Colombia y los colombianos estamos perdiendo el año, nos rajamos, fuimos incompetentes para crear un ideario colectivo y llegar, cómo se ha dicho tantas veces, a un acuerdo sobre lo fundamental. Somos incapaces de trabajar por el bienestar general y anteponemos intereses, egos y dialécticas según las cuales sólo nuestra visión de Estado y nuestros intereses son los válidos. Nos cuesta reconocer que los demás y sobre todo quienes nos han antecedido han hecho cosas en favor de la sociedad y, por esa razón, llegamos a patear el tablero y empezar de cero en una visión mesiánica que lo único que genera es caos.
Quien no ostenta el poder es incapaz de reconocer las virtudes, así sean pocas, de quien gobierna, únicamente espera sus errores para caerle, atacarlo y desestabilizarlo, sin entender que el real perjudicado es el ciudadano de a pie que vive al vaivén de los caprichos del gobernante de turno.
Es difícil de entender porque vivimos mordiéndonos la cola, desmontando lo hecho por el anterior, devolviéndonos años en los avances e improvisando con soluciones que en el pasado han fracasado. Contrario a profundizar las buenas prácticas las desechamos y sobre todo estigmatizamos. Dejamos de lado el conocimiento de los técnicos, el valor de los datos y la experiencia adquirida para gobernar con nuestros amigos a quienes tenemos que acomodar a como dé lugar. La evaluación de impacto de las políticas públicas se guarda en el baúl de los recuerdos para tomar decisiones sin evidencia, guiadas por la pasión y la ideología.
Dejamos de lado el sentido común y las evidencias, con el único objetivo ególatra de dejar nuestra impronta. Lo que ocurre en el resto de las actividades humanas es que un equipo ganador no se cambia y se busca dar continuidad a las experiencias exitosas, en cambio cuando gobernamos, caemos en el error de creer que tenemos la fórmula mágica del Alquimista y de esta manera debe hacerse solo nuestra voluntad.
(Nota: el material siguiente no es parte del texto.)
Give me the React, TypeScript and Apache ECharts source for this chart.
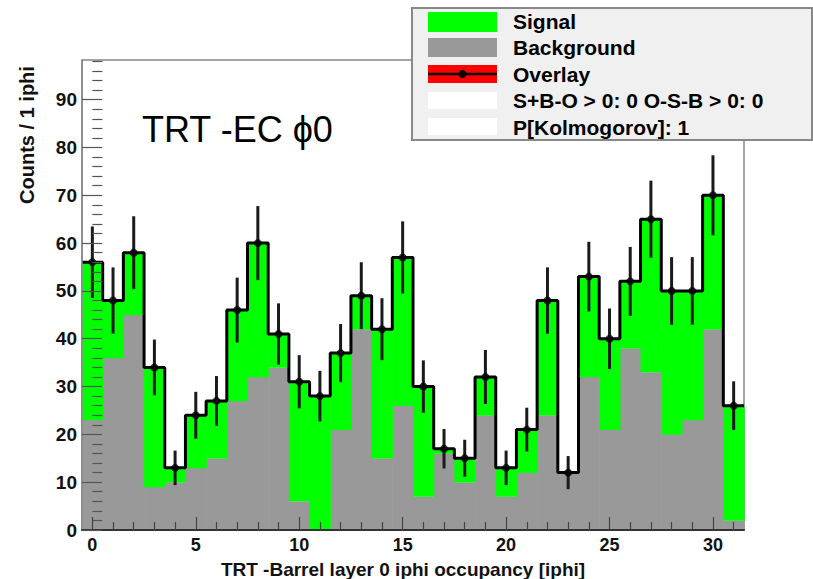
import React, { useEffect, useRef } from "react";
import * as echarts from "echarts";

// ---- data ----
const bins = [0, 1, 2, 3, 4, 5, 6, 7, 8, 9, 10, 11, 12, 13, 14, 15, 16, 17, 18, 19, 20, 21, 22, 23, 24, 25, 26, 27, 28, 29, 30, 31];
const background = [23, 36, 45, 9, 10, 13, 15, 27, 32, 34, 6, 0, 21, 42, 15, 26, 7, 16, 10, 24, 7, 12, 24, 12, 32, 21, 38, 33, 20, 23, 42, 2];
const signal = [33, 12, 13, 25, 3, 11, 12, 19, 28, 7, 25, 28, 16, 7, 27, 31, 23, 1, 5, 8, 6, 9, 24, 0, 21, 19, 14, 32, 30, 27, 28, 24];
const overlay = [56, 48, 58, 34, 13, 24, 27, 46, 60, 41, 31, 28, 37, 49, 42, 57, 30, 17, 15, 32, 13, 21, 48, 12, 53, 40, 52, 65, 50, 50, 70, 26];

const xMajorTicks = [0, 5, 10, 15, 20, 25, 30];
const xMinorTicks = [1, 2, 3, 4, 6, 7, 8, 9, 11, 12, 13, 14, 16, 17, 18, 19, 21, 22, 23, 24, 26, 27, 28, 29, 31];
const yMajorTicks = [0, 10, 20, 30, 40, 50, 60, 70, 80, 90];
const yMinorTicks = [2, 4, 6, 8, 12, 14, 16, 18, 22, 24, 26, 28, 32, 34, 36, 38, 42, 44, 46, 48, 52, 54, 56, 58, 62, 64, 66, 68, 72, 74, 76, 78, 82, 84, 86, 88, 92, 94, 96, 98];

const legendLabels = ["Signal", "Background", "Overlay", "S+B-O > 0: 0 O-S-B > 0: 0", "P[Kolmogorov]: 1"];
const titleText = "TRT -EC \u03d50";
const xTitle = "TRT -Barrel layer 0 iphi occupancy [iphi]";
const yTitle = "Counts / 1 iphi";

const FONT = '"Liberation Sans", Arial, Helvetica, sans-serif';
const GREEN = "#00ff00";
const GRAY = "#999999";

export default function App() {
  const ref = useRef<HTMLDivElement>(null);

  useEffect(() => {
    document.body.style.margin = "0";
    if (!ref.current) return;
    const chart = echarts.init(ref.current, null, { renderer: "svg" });

    const bgData = bins.map((b, i) => [b, background[i]]);
    const sigData = bins.map((b, i) => [b, background[i], signal[i]]);
    const stepData: number[][] = [];
    bins.forEach((b, i) => {
      stepData.push([b - 0.5, overlay[i]]);
      stepData.push([b + 0.5, overlay[i]]);
    });
    const errData = bins.map((b, i) => [b, overlay[i], Math.sqrt(overlay[i])]);
    const ptData = bins.map((b, i) => [b, overlay[i]]);

    const rowY = [21, 47, 74, 100, 127];
    const swatchX = 428;
    const swatchW = 69;
    const legendEls: any[] = [
      {
        type: "rect",
        shape: { x: 412, y: 8, width: 400, height: 132 },
        style: { fill: "#f0f0f0", stroke: "#888888", lineWidth: 2 },
        z: 100,
      },
      { type: "rect", shape: { x: swatchX, y: 12, width: swatchW, height: 20 }, style: { fill: GREEN }, z: 101 },
      { type: "rect", shape: { x: swatchX, y: 38, width: swatchW, height: 19 }, style: { fill: GRAY }, z: 101 },
      { type: "rect", shape: { x: swatchX, y: 65, width: swatchW, height: 18 }, style: { fill: "#ff0000" }, z: 101 },
      {
        type: "line",
        shape: { x1: swatchX, y1: 74, x2: swatchX + swatchW, y2: 74 },
        style: { stroke: "#000", lineWidth: 2.5 },
        z: 102,
      },
      { type: "circle", shape: { cx: swatchX + swatchW / 2, cy: 74, r: 4 }, style: { fill: "#000" }, z: 103 },
      { type: "rect", shape: { x: swatchX, y: 92, width: swatchW, height: 17 }, style: { fill: "#ffffff" }, z: 101 },
      { type: "rect", shape: { x: swatchX, y: 118, width: swatchW, height: 17 }, style: { fill: "#ffffff" }, z: 101 },
    ];
    legendLabels.forEach((t, i) => {
      legendEls.push({
        type: "text",
        x: 513,
        y: rowY[i],
        z: 104,
        style: {
          text: t,
          fill: "#000",
          font: `bold 21px ${FONT}`,
          align: "left",
          textAlign: "left",
          verticalAlign: "middle",
          textVerticalAlign: "middle",
        },
      });
    });

    const option: any = {
      animation: false,
      backgroundColor: "#ffffff",
      grid: {
        left: 82,
        right: 69,
        top: 60,
        bottom: 49,
        show: true,
        borderColor: "#888888",
        borderWidth: 1.5,
        backgroundColor: "transparent",
      },
      xAxis: [
        {
          type: "value",
          min: -0.5,
          max: 31.5,
          position: "bottom",
          axisLine: { show: true, onZero: false, lineStyle: { color: "#333", width: 2 } },
          axisTick: { show: true, inside: true, length: 13, customValues: xMajorTicks, lineStyle: { color: "#444", width: 1.2 } },
          axisLabel: {
            show: true,
            customValues: xMajorTicks,
            fontSize: 18,
            fontWeight: "bold",
            fontFamily: FONT,
            color: "#111",
            margin: 6,
          },
          splitLine: { show: false },
          z: 10,
        },
        {
          type: "value",
          min: -0.5,
          max: 31.5,
          position: "bottom",
          axisLine: { show: false },
          axisTick: { show: true, inside: true, length: 8, customValues: xMinorTicks, lineStyle: { color: "#444", width: 1.2 } },
          axisLabel: { show: false },
          splitLine: { show: false },
          z: 10,
        },
      ],
      yAxis: [
        {
          type: "value",
          min: 0,
          max: 98.3,
          position: "left",
          axisLine: { show: true, onZero: false, lineStyle: { color: "#888", width: 1.5 } },
          axisTick: { show: true, inside: true, length: 20, customValues: yMajorTicks, lineStyle: { color: "#555", width: 1.2 } },
          axisLabel: {
            show: true,
            customValues: yMajorTicks,
            fontSize: 19,
            fontWeight: "bold",
            fontFamily: FONT,
            color: "#111",
            margin: 5,
          },
          splitLine: { show: false },
          z: 10,
        },
        {
          type: "value",
          min: 0,
          max: 98.3,
          position: "left",
          axisLine: { show: false },
          axisTick: { show: true, inside: true, length: 10, customValues: yMinorTicks, lineStyle: { color: "#555", width: 1.2 } },
          axisLabel: { show: false },
          splitLine: { show: false },
          z: 10,
        },
      ],
      series: [
        {
          name: "Background",
          type: "custom",
          xAxisIndex: 0,
          yAxisIndex: 0,
          data: bgData,
          z: 1,
          renderItem: (params: any, api: any) => {
            const x = api.value(0);
            const v = api.value(1);
            if (v <= 0) return null;
            const p0 = api.coord([x - 0.5, 0]);
            const p1 = api.coord([x + 0.5, v]);
            return {
              type: "rect",
              shape: { x: p0[0], y: p1[1], width: p1[0] - p0[0] + 0.6, height: p0[1] - p1[1] },
              style: { fill: GRAY },
            };
          },
        },
        {
          name: "Signal",
          type: "custom",
          xAxisIndex: 0,
          yAxisIndex: 0,
          data: sigData,
          z: 1,
          renderItem: (params: any, api: any) => {
            const x = api.value(0);
            const b = api.value(1);
            const s = api.value(2);
            if (s <= 0) return null;
            const p0 = api.coord([x - 0.5, b]);
            const p1 = api.coord([x + 0.5, b + s]);
            return {
              type: "rect",
              shape: { x: p0[0], y: p1[1], width: p1[0] - p0[0] + 0.6, height: p0[1] - p1[1] + 0.3 },
              style: { fill: GREEN },
            };
          },
        },
        {
          name: "Overlay",
          type: "line",
          xAxisIndex: 0,
          yAxisIndex: 0,
          data: stepData,
          symbol: "none",
          lineStyle: { color: "#000", width: 3 },
          z: 3,
        },
        {
          name: "Overlay errors",
          type: "custom",
          xAxisIndex: 0,
          yAxisIndex: 0,
          data: errData,
          z: 4,
          renderItem: (params: any, api: any) => {
            const x = api.value(0);
            const v = api.value(1);
            const e = api.value(2);
            const lo = api.coord([x, v - e]);
            const hi = api.coord([x, v + e]);
            return {
              type: "line",
              shape: { x1: lo[0], y1: lo[1], x2: hi[0], y2: hi[1] },
              style: { stroke: "#1a1a1a", lineWidth: 3 },
            };
          },
        },
        {
          name: "Overlay points",
          type: "scatter",
          xAxisIndex: 0,
          yAxisIndex: 0,
          data: ptData,
          symbol: "circle",
          symbolSize: 8,
          itemStyle: { color: "#000" },
          z: 5,
        },
      ],
      graphic: [
        {
          type: "text",
          x: 142,
          y: 129,
          z: 50,
          style: {
            text: titleText,
            fill: "#000",
            font: `normal 36px ${FONT}`,
            align: "left",
            textAlign: "left",
            verticalAlign: "middle",
            textVerticalAlign: "middle",
          },
        },
        {
          type: "text",
          x: 403,
          y: 569,
          z: 50,
          style: {
            text: xTitle,
            fill: "#111",
            font: `bold 19px ${FONT}`,
            align: "center",
            textAlign: "center",
            verticalAlign: "middle",
            textVerticalAlign: "middle",
          },
        },
        {
          type: "text",
          x: 27,
          y: 135,
          rotation: Math.PI / 2,
          z: 50,
          style: {
            text: yTitle,
            fill: "#111",
            font: `bold 20px ${FONT}`,
            align: "center",
            textAlign: "center",
            verticalAlign: "middle",
            textVerticalAlign: "middle",
          },
        },
        ...legendEls,
      ],
    };

    chart.setOption(option);
    return () => {
      chart.dispose();
    };
  }, []);

  return <div ref={ref} style={{ width: 813, height: 579 }} />;
}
Todos somos como Luis XIV, el Estado soy Yo. Nos embriagamos de poder, no tenemos la humildad de sentarnos a reflexionar, asumir nuestras equivocaciones y enderezar el rumbo. Por el contrario, nos radicalizamos, nos encerramos con áulicos que sólo nos alaban, dan palmadas en la espalda y nunca nos cuestionan. Quien lo hace es un paria que no debe estar en nuestro equipo. Los asesores más críticos, que son los que debemos tener cerca, son los primeros de los que prescindimos por osar a cuestionar nuestra inmensa sabiduría.
Siempre encontramos un responsable externo, el enemigo interno o el golpe blando para exculpar nuestros errores e incapacidades. No asumimos que si designamos personas incapaces de cumplir con sus funciones, somos culpables de sus fracasos “culpa in eligendo”.
Creamos caos y zozobra para atemorizar a la sociedad, luego nos mostrarnos como la opción que va a acabar con todos los males que nos aquejan, hacemos promesas que sabemos que no podemos cumplir y generamos falsas expectativas en los ciudadanos. Instrumentalizamos a las personas y nos aprovechamos de sus necesidades e inconformidades con el único objetivo de vencer a nuestros contradictores. Nuestra forma de comunicación es errática, divide a la población pues creamos enemigos, invalidamos a quien piensa distinto y dinamitamos las estructuras familiares y sociales al obligarlos a tomar partido generando resentimientos y odios hacia quien no es como nosotros.
Es hora de pensar en el bien común, de generar consensos, de terminar con los personalismos, de reconocer los avances que hemos logrado y las experiencias que hemos aprendido, para formular y ejecutar políticas públicas que generen mayor equidad, impulsar el sector privado generador de riqueza, obtener mayor crecimiento y mejor calidad de vida para todos. Debemos cambiar el ideario y la forma de hacer política, donde importe el cómo se llega, cómo se ejerce y en favor de quién, de lo contrario ¿El poder para qué?